Royal Canadian Legion Requests Emergency Funding
Businesses aren’t the only ones to have been hard hit by the COVID-19 pandemic, many community based non-profit organizations have been struggling to stay afloat, including the Royal Canadian Legion.
It is estimated that one in 10 Legion branches face closure in the coming months unless there is some sort of intervention in the coming months. That message has been echoed on a local, provincial and national level.
For the past month and a half, the Royal Canadian Legion has been asking for emergency funding from the federal and provincial governments to help them pay some of their bills, to keep their doors open.
According to Nujma Bond, Communications Manager at the Royal Canadian Legion National Headquarters in Ottawa, said there are a total of 1,381 branches nationwide. Of these, 357 are in financial difficulty at this time.
“Legion Branches are a first line of help and support for Veterans and other community members. They are a source of camaraderie, they hold events and support community initiatives. They are often the hub of their community, especially in smaller centers. For now, many Branches are turning to non-traditional ways to raise funds in order to keep the lights on, from bottle drives to Go-Fund-Me initiatives.
Unfortunately, we understand Branches do not qualify for the government’s Emergency Community Support Fund unless it’s for a COVID-19 related project. The funding cannot help them with overall operational costs such as paying utility bills, and that’s where the need is currently greatest. Some Branches have qualified for funding in the form of a loan via the Canada Emergency Business Account. It will certainly help in the short term however most of it will have to be paid back which could be a long-term challenge if Branch operations don’t get back to normal.
It’s important to understand that funds raised during the National Poppy Campaign in November cannot be used for Branch operations. Those funds must go towards supporting Veterans and communities. The Legion is hopeful there will be some form of federal assistance that all Branches in need can access before it’s too late.”

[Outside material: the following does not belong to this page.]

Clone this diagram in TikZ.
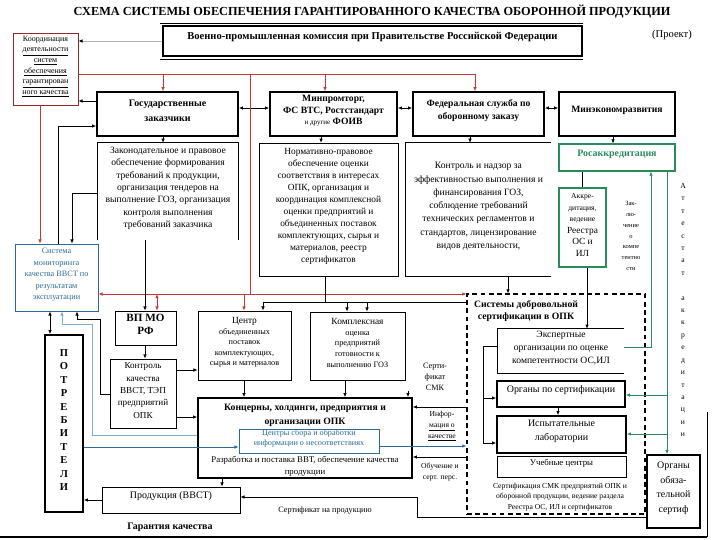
\documentclass[tikz,border=0pt]{standalone}
\usepackage{fontspec}
\setmainfont{Liberation Serif}
\usetikzlibrary{arrows.meta,fit}
\definecolor{redl}{RGB}{200,55,55}
\definecolor{redbox}{RGB}{150,40,40}
\definecolor{grn}{RGB}{40,140,95}
\definecolor{blu}{RGB}{45,105,150}
\definecolor{lblu}{RGB}{130,175,205}
\newcommand\fs[2]{\fontsize{#1}{#2}\selectfont}
\begin{document}
\begin{tikzpicture}[x=0.03cm,y=-0.03cm,
  >={Latex[length=3.5pt,width=3pt]},
  bx/.style={draw, inner sep=0pt, align=center},
  tbx/.style={bx, line width=1.4pt},
  gbx/.style={bx, draw=grn, line width=0.9pt},
  nobx/.style={inner sep=0pt, align=center},
  txt/.style={inner sep=0pt, align=center},
  conn/.style={line width=0.6pt},
]
\useasboundingbox (0,0) rectangle (720,540);

% title
\node[txt, font=\fs{10.5}{12}\bfseries] (title) at (372,12) {СХЕМА СИСТЕМЫ ОБЕСПЕЧЕНИЯ ГАРАНТИРОВАННОГО КАЧЕСТВА ОБОРОННОЙ ПРОДУКЦИИ};

% VPK
\draw[line width=0.8pt] (160,23) -- (583,23);
\node[tbx, fit={(163,26)(582,56)}, font=\fs{9}{11}\bfseries] (vpk) {Военно-промышленная комиссия при Правительстве Российской Федерации};
\draw[line width=0.8pt] (160,59) -- (583,59);
\node[txt, font=\fs{9}{11}] (proj) at (672,35) {(Проект)};

% coordination box
\node[bx, draw=redbox, line width=0.8pt, fit={(13,33)(78,105)}, font=\fs{6.8}{9}] (coord) {Координация\\\underline{деятельности}\\\underline{систем}\\\underline{обеспечения}\\\underline{гарантирован}\\\underline{ного качества}};

% top row
\node[tbx, fit={(97,92)(238,136)}, font=\fs{8.5}{13}\bfseries] (gz) {Государственные\\заказчики};
\node[tbx, fit={(270,92)(397,136)}, font=\fs{8.2}{10}\bfseries] (mpt) {Минпромторг,\\ФС ВТС, Ростстандарт\\{\mdseries\fs{6}{10}и другие} ФОИВ\\[-3pt]};
\node[tbx, fit={(413,92)(544,136)}, font=\fs{8.2}{11.5}\bfseries] (fsoz) {Федеральная служба по\\оборонному заказу\\[2pt]};
\node[tbx, fit={(559,92)(675,136)}, font=\fs{8.2}{12}\bfseries] (mer) {Минэкономразвития\\[18pt]};

% second row
\node[nobx, fit={(98,143)(238,240)}, font=\fs{8.2}{10.6}] (zak) {Законодательное и правовое\\обеспечение формирования\\требований к продукции,\\организация тендеров на\\выполнение ГОЗ, организация\\контроля выполнения\\требований заказчика\\[4pt]};
\draw[conn] (zak.south west) |- (zak.north east) -- (zak.south east);
\node[bx, fit={(259,143)(398,276)}, font=\fs{8}{10.3}] (norm) {Нормативно-правовое\\обеспечение оценки\\соответствия в интересах\\ОПК, организация и\\координация комплексной\\оценки предприятий и\\объединенных поставок\\комплектующих, сырья и\\материалов, реестр\\сертификатов};
\node[nobx, fit={(406,143)(551,276)}, font=\fs{8.2}{11.3}] (kontr) {Контроль и надзор за\\эффективностью выполнения и\\финансирования ГОЗ,\\соблюдение требований\\технических регламентов и\\стандартов, лицензирование\\видов деятельности,\\[8pt]};
\draw[conn] (kontr.north east) -- (kontr.north west) -- (kontr.south west) -- (kontr.south east);
\node[gbx, fit={(559,144)(675,171)}, text=grn, font=\fs{8.5}{10}\bfseries] (rosak) {Росаккредитация};
\node[gbx, fit={(559,188)(606,267)}, font=\fs{6.5}{9.9}] (akk) {Аккре-\\дитация,\\ведение\\{\fs{8}{9.9}Реестра}\\{\fs{8}{9.9}ОС и}\\{\fs{8}{9.9}ИЛ}};
\node[txt, font=\fs{5.5}{9.2}] (zakl) at (631,236) {Зак-\\лю-\\чение\\о\\компе\\тентно\\сти};
\node[txt, font=\fs{6.5}{10.6}] (att) at (683,310) {А\\т\\т\\е\\с\\т\\а\\т\\\mbox{}\\а\\к\\к\\р\\е\\д\\и\\т\\а\\ц\\и\\и};

% left column
\node[bx, draw=blu, line width=0.8pt, text=blu, fit={(15,244)(98,311)}, font=\fs{7}{9.8}] (mon) {Система\\мониторинга\\качества ВВСТ по\\результатам\\эксплуатации};
\node[tbx, fit={(45,335)(83,512)}, font=\fs{9}{11.5}\bfseries] (potr) {П\\О\\Т\\Р\\Е\\Б\\И\\Т\\Е\\Л\\И};
\node[bx, line width=0.8pt, fit={(115,311)(176,345)}, font=\fs{9.5}{11.5}\bfseries] (vpmo) {ВП МО\\РФ};
\node[bx, line width=0.8pt, fit={(110,359)(176,428)}, font=\fs{7.8}{10.6}] (kk) {Контроль\\качества\\ВВСТ, ТЭП\\предприятий\\ОПК};
\node[bx, line width=0.8pt, fit={(198,311)(291,380)}, font=\fs{7}{9}] (centr) {{\fs{8}{9}Центр}\\объединенных\\поставок\\комплектующих,\\сырья и материалов};
\node[bx, line width=0.8pt, fit={(310,312)(405,380)}, font=\fs{7}{9}] (kompl) {{\fs{8}{9}Комплексная}\\оценка\\предприятий\\готовности к\\выполнению ГОЗ};

% concerns
\node[tbx, fit={(198,398)(412,478)}] (konc) {};
\node[txt, font=\fs{8.3}{12}\bfseries] (konct) at (305,415) {Концерны, холдинги, предприятия и\\организации ОПК};
\node[bx, draw=blu, line width=0.8pt, fill=white, text=blu, fit={(239,429)(379,453)}, font=\fs{7}{8.5}] (info) {Центры сбора и обработки\\информации о несоответствиях};
\node[txt, font=\fs{7.5}{10}] (koncd) at (305,466) {Разработка и поставка ВВТ, обеспечение качества\\продукции};
\node[bx, line width=0.8pt, fit={(102,487)(240,513)}, font=\fs{8.5}{10}] (prod) {Продукция (ВВСТ)};
\node[txt, font=\fs{8.5}{10}\bfseries] (gar) at (170,527) {Гарантия качества};

% voluntary certification
\node[draw, inner sep=0pt, line width=1pt, dash pattern=on 4pt off 3pt, fit={(467,294)(645,514)}] (dsys) {};
\node[txt, font=\fs{8.3}{11}\bfseries] (dsyst) at (526,311) {Системы добровольной\\сертификации в ОПК};
\node[nobx, fit={(498,329)(624,373)}, font=\fs{8.2}{11.3}] (expert) {Экспертные\\организации по оценке\\компетентности ОС,ИЛ};
\draw[conn] (expert.north east) -- (expert.north west) -- (expert.south west) -- (expert.south east);
\node[tbx, fit={(497,381)(625,407)}, font=\fs{8.5}{10}] (osert) {Органы по сертификации};
\node[tbx, fit={(497,416)(626,453)}, font=\fs{8.5}{11.5}] (isp) {Испытательные\\лаборатории};
\node[bx, line width=0.8pt, fit={(497,456)(626,477)}, font=\fs{7.5}{10}] (ucheb) {Учебные центры};
\node[txt, font=\fs{6.5}{9}] (sertt) at (560,497) {Сертификация СМК предприятий ОПК и\\оборонной продукции, ведение раздела\\Реестра ОС, ИЛ и сертификатов};
\node[tbx, fit={(647,455)(700,528)}, font=\fs{8.5}{12.5}] (oob) {Органы\\обяза-\\тельной\\сертиф};

% labels
\node[txt, font=\fs{7}{9.5}] (lsmk) at (435,377) {Серти-\\фикат\\СМК};
\node[txt, font=\fs{6.5}{9.2}] (linf) at (442,426) {Инфор-\\\underline{мация о}\\\underline{качестве}};
\node[txt, font=\fs{6.5}{9.5}] (lobu) at (440,472) {Обучение и\\серт. перс.};
\node[txt, font=\fs{7}{9}] (lsp) at (325,511) {Сертификат на продукцию};

% ---------------- connectors
\draw[conn, gray!60, -{Latex[length=3.5pt,width=3pt,color=black]}] (vpk.west) -- (coord.east |- vpk.west);
\draw[conn, ->] (gz.west |- 0,101) -- (coord.east |- 0,101);
\draw[conn, ->] (mon.north -| 58,0) |- (gz.west |- 0,126);
\draw[conn, <->] (gz.east |- 0,108) -- (mpt.west |- 0,108);
\draw[conn, <->] (mpt.east |- 0,108) -- (fsoz.west |- 0,108);
\draw[conn, <->] (fsoz.east |- 0,108) -- (mer.west |- 0,108);

% red
\coordinate (ra) at (163,74);
\coordinate (rb) at (325,74);
\coordinate (rc) at (250,74);
\coordinate (rd) at (250,294);
\coordinate (re) at (244,294);
\coordinate (rf) at (157,294);
\draw[conn, redl, ->] (coord.east |- ra) -| (fsoz.north -| 475,0);
\draw[conn, redl, ->] (ra) -- (gz.north -| ra);
\draw[conn, redl, ->] (rb) -- (mpt.north -| rb);
\draw[conn, redl] (rc) -- (rd);
\draw[conn, redl, <->] (mon.east |- rd) -- (dsys.west |- rd);
\draw[conn, redl, ->] (re) -- (centr.north -| re);
\draw[conn, redl, <->] (rf) -- (vpmo.north -| rf);
\draw[conn, redl, ->] (coord.south -| 40,0) -- (mon.north -| 40,0);

% downward
\draw[conn, ->] (gz.south -| 163,0) -- (zak.north -| 163,0);
\draw[conn, ->] (mpt.south -| 321,0) -- (norm.north -| 321,0);
\draw[conn, ->] (fsoz.south -| 470,0) -- (kontr.north -| 470,0);
\draw[conn, ->] (mer.south -| 613,0) -- (rosak.north -| 613,0);
\draw[conn, ->] (zak.west |- 0,193) -| (mon.north -| 72,0);
\draw[conn, ->] (zak.south -| 145,0) -- (vpmo.north -| 145,0);
\draw[conn, ->] (kontr.south -| 508,0) -- (dsys.north -| 508,0);

\coordinate (na) at (325,302);
\coordinate (nb) at (263,302);
\coordinate (nc) at (347,302);
\coordinate (nd) at (367,302);
\draw[conn] (norm.south -| na) -- (na);
\draw[conn] (nb) -- (dsys.west |- nb);
\draw[conn, ->] (nb) -- (centr.north -| nb);
\draw[conn, ->] (nc) -- (kompl.north -| nc);
\draw[conn, ->] (nd) -- (kompl.north -| nd);

% green / accreditation
\draw[conn] (rosak.south -| 582,0) -- (akk.north -| 582,0);
\draw[conn, ->] (akk.south -| 587,0) -- (expert.north -| 587,0);
\draw[conn, grn, ->] (expert.east |- 0,347) -| (rosak.south -| 651,0);
\draw[conn, grn, ->] (rosak.south -| 667,0) -- (oob.north -| 667,0);
\coordinate (ga) at (667,395);
\coordinate (gb) at (667,434);
\draw[conn, grn, ->] (ga) -- (osert.east |- ga);
\draw[conn, grn, ->] (gb) -- (isp.east |- gb);

% inside voluntary system
\coordinate (ea) at (483,346);
\coordinate (eb) at (483,398);
\coordinate (ec) at (483,443);
\draw[conn] (expert.west |- ea) -- (ea) -- (ec);
\draw[conn, ->] (eb) -- (osert.west |- eb);
\draw[conn, ->] (ec) -- (isp.west |- ec);
\draw[conn, ->] (osert.south -| 558,0) -- (isp.north -| 558,0);

% concerns links
\draw[conn, ->] (vpmo.south -| 145,0) -- (kk.north -| 145,0);
\draw[conn, ->] (kk.east |- 0,370) -- (centr.west |- 0,370);
\draw[conn, ->] (kk.east |- 0,417) -- (konc.west |- 0,417);
\draw[conn, ->] (centr.south -| 244,0) -- (konc.north -| 244,0);
\draw[conn, ->] (kompl.south -| 345,0) -- (konc.north -| 345,0);
\coordinate (ka) at (408,391);
\draw[conn, ->] (ka) -- (konc.north -| ka);
\draw[conn, ->] (dsys.west |- 0,407) -- (konc.east |- 0,407);
\draw[conn, ->] (dsys.west |- 0,457) -- (konc.east |- 0,457);
\draw[conn, blu, ->] (info.east |- 0,446) -- (dsys.west |- 0,446);
\draw[conn, ->] (konc.south -| 222,0) -- (prod.north -| 222,0);

% consumers
\draw[conn, <->] (mon.south -| 50,0) -- (potr.north -| 50,0);
\draw[conn, blu, ->] (potr.east |- 0,447) -- (info.west |- 0,447);
\draw[conn, lblu, ->] (konc.west |- 0,435) -- (92,435) -- (92,324) -- (62,324) -- (mon.south -| 62,0);
\draw[conn, ->] (kk.west |- 0,394) -- (100,394) -- (100,319) -- (77,319) -- (mon.south -| 77,0);
\draw[conn, ->] (prod.west) -- (potr.east |- prod.west);
\coordinate (pa) at (417,517);
\coordinate (pb) at (417,497);
\draw[conn, ->] (oob.west |- pa) -- (pa) -- (pb) -- (prod.east |- pb);

% frame
\draw[line width=1.2pt] (0,537) -- (707,537);
\draw[line width=0.8pt] (707,412) -- (707,537);
\end{tikzpicture}
\end{document}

John Mahon, President of the Alberta-North West Territories Command, said emergency funding would help Legion Branches get through the summer and help to ensure longevity well into the future. Mahon said of those 161 Legion branches, 18 are facing possible closure due to their inability to raise critical funds needed for operations.”
On June 25 he wrote a letter to Premier Jason Kenney, and stated, “Alberta’s 161 Legion Branches are hubs of support and comradeship, and we must help them survive so they may continue to provide the critical help needed by our Veterans and communities. , “We need your help to find a solution and ask that you raise our plight with your federal colleagues.”
It was back on April 28, Legion President wrote Prime Minister Trudeau asking for the process and eligibility criteria be forthcoming without delay in order to transfer additional help to Branches as quickly as they could.
While the Royal Canadian Legion Branch in Vegreville is not in any imminent danger of closing, it has taken a significant hit financially because members have been unable to host regular events such as bingos, family game night, pancake breakfasts and steak fry suppers. They have not been able to rent out their hall for rentals, which usually accounts for several thousands of dollars, and helps offset some of the regular expenses.
Bookkeeper Angela Mitchell said, “Catering is our biggest source of revenue.” They have had to cancel 11 events between March to May, which hasn’t been easy on members, patrons, and customers. Clubhouse revenue is down 85 percent and gaming revenue has sharply declined.
Fortunately, the province loosened health restrictions enough for the Legion to be able to re-open its clubhouse on June 3. “We’re hoping to re-open our bingos on July 16 pending AGLC approval.”
The Vegreville Legion currently has 170 members.
There may be a glimmer of hope for Legion Branches because during the Prime Minister’s daily briefing during question and answer period he said the federal government is looking into ways to support Royal Canadian Legions and other service and volunteer-based organizations that are “going through a very difficult time right now.”
“There have been many, many supports for Canadians but there are smaller organizations, service organizations, and legions… that are going through a very difficult time right now,” Trudeau told reporters on Friday, (June 26).
“We know that, we hear that, and we’re working with the Minister of Veterans Affairs and other officials to try and ensure that we’re supporting these organizations that are so important, not just for veterans, but for their communities as well,” he said.